If you’re planning a wedding in the future or you’ve just tied the knot, congratulations! You’ve made a major life move that should be celebrated. And as the responsible person that you are, there’s no doubt that you’ve given a lot of thought to what marriage will mean, including any financial benefits, obligations, or just plain life changes. To answer these questions, here’s a succinct briefing on taxes for married couples. Read on for all you need to know about new tax credits and deductions that you may qualify for, whether or not you should file a joint tax return together or separately, and special circumstances that may apply to you.
A lot of people are concerned about receiving a “marriage penalty” from the IRS—that is, being taxed more for combing incomes, putting you (and your spouse) in a higher income bracket. Naturally, the IRS applies higher tax rates to higher incomes. If you and your spouse’s salaries are similar, then there’s a good chance that you may indeed have to pay more taxes. However, if you and your spouse have a large disparity in personal income levels, then there’s a good chance that you’ll actually be receiving a bit of a tax bonus by getting married. The larger the disparity in incomes, the more likely that getting married and filing a joint return will push the higher earner’s income into a lower bracket, meaning that the two of you will actually pay less in taxes.
One of the benefits of getting married is being able to qualify for more charitable donation deductions by combining incomes, putting you in a higher tax bracket and therefore increasing the number of charitable contributions you can claim on your taxes. Another benefit is that if one spouse isn’t employed, they can still open an IRA account, putting away money for retirement and receiving tax benefits. If you and your spouse are also purchasing a home for the first time, there are a lot of tax deductions for first time home-buyers as well. Being married also can protect a spouse who acts as a benefactor in the unfortunate case that one spouse, particularly a wealthy spouse, passes away. A deceased spouse can leave tax-free money to a spouse, in any amount, without generating any estate tax, protecting the benefactor. Another benefit? Filing one tax return form instead of two is simply quicker and more efficient.
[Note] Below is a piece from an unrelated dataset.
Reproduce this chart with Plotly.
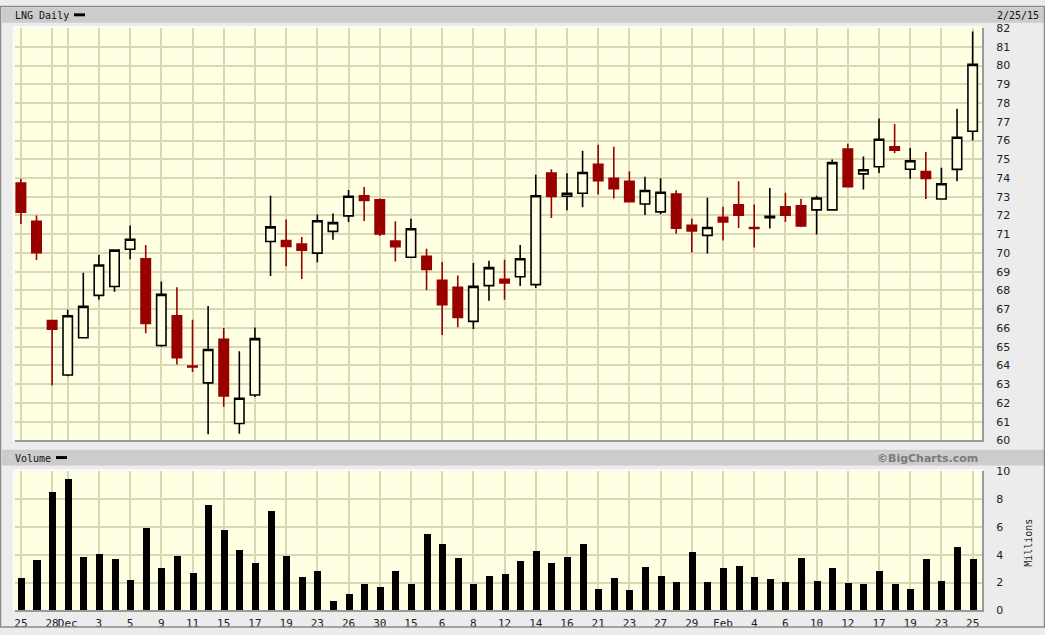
import plotly.graph_objects as go

# ---------------- data ----------------
opens = [73.73, 71.69, 66.39, 63.49, 65.48, 67.74, 68.21, 70.20, 69.69, 65.06,
         66.65, 63.97, 63.07, 65.39, 60.90, 62.42, 70.61, 70.66, 70.48, 69.99,
         71.15, 71.98, 73.05, 72.84, 70.64, 69.77, 69.82, 68.54, 68.17, 66.35,
         68.26, 68.59, 68.73, 68.31, 74.26, 73.03, 73.19, 74.73, 73.99, 73.83,
         72.61, 72.19, 73.15, 71.48, 70.94, 71.90, 72.57, 71.36, 71.88, 72.47,
         72.52, 72.30, 72.30, 75.55, 74.22, 74.60, 75.67, 74.47, 74.34, 72.88,
         74.46, 76.49]
highs = [73.96, 72.00, 66.40, 66.97, 68.94, 69.90, 70.17, 71.47, 70.43, 68.48,
         68.17, 66.44, 67.17, 66.00, 64.76, 66.02, 73.05, 71.79, 70.85, 72.05,
         72.10, 73.36, 73.52, 72.91, 71.69, 71.83, 70.22, 69.52, 68.80, 69.47,
         69.59, 69.64, 70.43, 74.17, 74.46, 74.25, 75.46, 75.78, 75.67, 74.36,
         74.07, 73.99, 73.35, 71.83, 72.95, 72.47, 73.83, 72.58, 73.47, 73.21,
         72.89, 73.05, 74.99, 75.83, 75.15, 77.18, 76.88, 75.60, 75.39, 74.55,
         77.70, 81.82]
lows = [71.54, 69.62, 62.94, 63.42, 65.45, 67.51, 67.93, 69.66, 65.72, 65.00,
        64.05, 63.65, 60.33, 61.79, 60.36, 62.32, 68.77, 69.29, 68.61, 69.50,
        70.71, 71.65, 71.70, 70.90, 69.55, 69.75, 68.03, 65.62, 66.04, 65.95,
        67.45, 67.50, 68.24, 68.13, 71.86, 72.28, 72.44, 73.12, 72.91, 72.70,
        72.02, 72.07, 71.02, 70.02, 69.97, 70.67, 71.33, 70.29, 71.30, 71.65,
        71.39, 70.99, 72.28, 73.50, 73.38, 74.27, 75.32, 73.96, 72.88, 72.87,
        73.82, 76.00]
closes = [72.17, 70.02, 65.93, 66.65, 67.15, 69.36, 70.15, 70.73, 66.24, 67.79,
          64.41, 63.92, 64.85, 62.37, 62.25, 65.43, 71.39, 70.35, 70.15, 71.72,
          71.62, 73.03, 72.80, 71.02, 70.34, 71.29, 69.12, 67.24, 66.56, 68.22,
          69.22, 68.40, 69.69, 73.05, 73.01, 73.19, 74.29, 73.85, 73.43, 72.73,
          73.33, 73.24, 71.32, 71.18, 71.36, 71.65, 72.01, 71.31, 71.96, 72.02,
          71.44, 72.93, 74.82, 73.53, 74.44, 76.07, 75.48, 74.92, 73.98, 73.69,
          76.17, 80.06]
volumes = [2.32, 3.59, 8.49, 9.41, 3.81, 4.02, 3.66, 2.17, 5.93, 3.03,
           3.88, 2.67, 7.57, 5.79, 4.30, 3.38, 7.14, 3.88, 2.39, 2.81,
           0.69, 1.18, 1.89, 1.68, 2.81, 1.89, 5.44, 4.73, 3.74, 1.89,
           2.46, 2.60, 3.52, 4.23, 3.38, 3.81, 4.73, 1.54, 2.32, 1.47,
           3.10, 2.46, 2.03, 4.16, 2.03, 3.03, 3.17, 2.39, 2.25, 2.03,
           3.74, 2.10, 3.03, 1.96, 1.89, 2.81, 1.89, 1.54, 3.66, 2.10,
           4.52, 3.66]
day_index = list(range(len(opens)))
tick_positions = [0, 2] + list(range(3, 62, 2))
tick_labels = ["25", "28", "Dec", "3", "5", "9", "11", "15", "17", "19", "23",
               "26", "30", "15", "6", "8", "12", "14", "16", "21", "23", "27",
               "29", "Feb", "4", "6", "10", "12", "17", "19", "23", "25"]
price_ticks = list(range(60, 83))
volume_ticks = [0, 2, 4, 6, 8, 10]

# ---------------- style ----------------
W, H = 1045, 635
BG = "#ECECEC"
PLOT_BG = "#FFFFE3"
GRID = "#D8D8B2"
RED = "#990000"
HEAD = "#CCCCCC"
XL, XR = 14.5, 982.0
P_TOP, P_BOT = 22.5, 443.5
V_TOP, V_BOT = 475.0, 617.0


def fx(px):
    return px / W


def fy(py):
    return 1 - py / H


fig = go.Figure()

fig.add_trace(go.Candlestick(
    x=day_index, open=opens, high=highs, low=lows, close=closes,
    increasing=dict(line=dict(color="#000000", width=1.6), fillcolor=PLOT_BG),
    decreasing=dict(line=dict(color=RED, width=1.6), fillcolor=RED),
    whiskerwidth=0, xaxis="x", yaxis="y", showlegend=False, hoverinfo="skip",
))

fig.add_trace(go.Bar(
    x=day_index, y=volumes, width=0.45, marker=dict(color="#000000", line=dict(width=0)),
    xaxis="x2", yaxis="y2", showlegend=False, hoverinfo="skip",
))

xr = [-0.41, 61.6]
font_mono = "DejaVu Sans Mono"
font_sans = "DejaVu Sans"

fig.update_layout(
    width=W, height=H,
    margin=dict(l=0, r=0, t=0, b=0),
    paper_bgcolor=BG, plot_bgcolor=PLOT_BG,
    boxgap=0.14,
    bargap=0,
    xaxis=dict(domain=[fx(XL), fx(XR)], range=xr, tickmode="array",
               tickvals=tick_positions, showticklabels=False, showgrid=True,
               gridcolor=GRID, gridwidth=1.7, zeroline=False, anchor="y",
               rangeslider=dict(visible=False), showline=True, linecolor="#9A9A9A",
               linewidth=2, ticks=""),
    yaxis=dict(domain=[fy(P_BOT), fy(P_TOP)], range=[60, 82], side="right",
               tickmode="array", tickvals=price_ticks, showgrid=True,
               gridcolor=GRID, gridwidth=1.7, zeroline=False, anchor="x",
               tickfont=dict(family=font_sans, size=11, color="#222222"),
               ticks="", ticklabelstandoff=10, showline=True, linecolor="#9A9A9A",
               linewidth=2),
    xaxis2=dict(domain=[fx(XL), fx(XR)], range=xr, tickmode="array",
                tickvals=tick_positions, ticktext=tick_labels, showgrid=True,
                gridcolor=GRID, gridwidth=1.7, zeroline=False, anchor="y2",
                tickangle=0,
                tickfont=dict(family=font_mono, size=11, color="#222222"),
                ticks="", ticklabelstandoff=1, showline=True, linecolor="#9A9A9A",
                linewidth=2),
    yaxis2=dict(domain=[fy(V_BOT), fy(V_TOP)], range=[0, 10], side="right",
                tickmode="array", tickvals=volume_ticks, showgrid=True,
                gridcolor=GRID, gridwidth=1.7, zeroline=False, anchor="x2",
                tickfont=dict(family=font_sans, size=11, color="#222222"),
                ticks="", ticklabelstandoff=10, showline=True, linecolor="#9A9A9A",
                linewidth=2),
)

shapes = [
    # header bars
    dict(type="rect", xref="paper", yref="paper", x0=fx(2), x1=fx(1045),
         y0=fy(17), y1=fy(2), fillcolor=HEAD, line=dict(width=0), layer="below"),
    dict(type="rect", xref="paper", yref="paper", x0=fx(2), x1=fx(1045),
         y0=fy(469), y1=fy(453), fillcolor=HEAD, line=dict(width=0), layer="below"),
    # legend dashes
    dict(type="rect", xref="paper", yref="paper", x0=fx(74), x1=fx(85),
         y0=fy(10.5), y1=fy(7.5), fillcolor="#000000", line=dict(width=0)),
    dict(type="rect", xref="paper", yref="paper", x0=fx(56), x1=fx(67),
         y0=fy(462.5), y1=fy(459.5), fillcolor="#000000", line=dict(width=0)),
    # outer frame
    dict(type="rect", xref="paper", yref="paper", x0=fx(0.5), x1=fx(1044.5),
         y0=fy(634), y1=fy(0.5), line=dict(color="#8A8A8A", width=1.5)),
    # light inner edges of the panels
    dict(type="line", xref="paper", yref="paper", x0=fx(XL - 1), x1=fx(XL - 1),
         y0=fy(P_BOT), y1=fy(P_TOP), line=dict(color="#FFFFFF", width=1.5)),
    dict(type="line", xref="paper", yref="paper", x0=fx(XL - 1), x1=fx(XR),
         y0=fy(P_TOP - 1), y1=fy(P_TOP - 1), line=dict(color="#FFFFFF", width=1.5)),
    dict(type="line", xref="paper", yref="paper", x0=fx(XL - 1), x1=fx(XL - 1),
         y0=fy(V_BOT), y1=fy(V_TOP), line=dict(color="#FFFFFF", width=1.5)),
    dict(type="line", xref="paper", yref="paper", x0=fx(XL - 1), x1=fx(XR),
         y0=fy(V_TOP - 1), y1=fy(V_TOP - 1), line=dict(color="#FFFFFF", width=1.5)),
]
fig.update_layout(shapes=shapes)

annotations = [
    dict(text="LNG Daily", x=fx(13), y=fy(9.5), xref="paper", yref="paper",
         xanchor="left", yanchor="middle", showarrow=False,
         font=dict(family=font_mono, size=10, color="#111111")),
    dict(text="2/25/15", x=fx(1041), y=fy(9.5), xref="paper", yref="paper",
         xanchor="right", yanchor="middle", showarrow=False,
         font=dict(family=font_mono, size=10, color="#111111")),
    dict(text="Volume", x=fx(13), y=fy(461.5), xref="paper", yref="paper",
         xanchor="left", yanchor="middle", showarrow=False,
         font=dict(family=font_mono, size=10, color="#111111")),
    dict(text="<b>©BigCharts.com</b>", x=fx(980), y=fy(461.5), xref="paper", yref="paper",
         xanchor="right", yanchor="middle", showarrow=False,
         font=dict(family=font_sans, size=11, color="#7A7A7A")),
    dict(text="Millions", x=fx(1029), y=fy(548), xref="paper", yref="paper",
         xanchor="center", yanchor="middle", showarrow=False, textangle=-90,
         font=dict(family=font_mono, size=10, color="#222222")),
]
fig.update_layout(annotations=annotations)

post_js = (
    "document.documentElement.style.margin='0';"
    "document.documentElement.style.overflow='hidden';"
    "document.body.style.margin='0';"
    "document.body.style.overflow='hidden';"
    "var d=document.getElementById('{plot_id}');"
    "d.style.position='fixed';d.style.left='0px';d.style.top='0px';"
)

fig.write_html(
    "out.html",
    config={"displayModeBar": False},
    post_script=post_js,
)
The date that you’re married matters—marriage is counted for the entirety of the year, even if you’re wed on New Year’s Eve. Therefore, if you’re planning an end of the year wedding, keep in mind that you can file taxes as a married couple for the preceding months of the year. Another thing that may be applicable is what to do in the event that one of you owes back taxes. In this case, the spouse who doesn’t owe the back taxes can file a special document known as an 8379 Injured Spouse Allocation Form. The form ensures that the spouse who doesn’t owe back taxes still receives their tax return, even in the event that the spouse who does owe back taxes has his or hers withheld.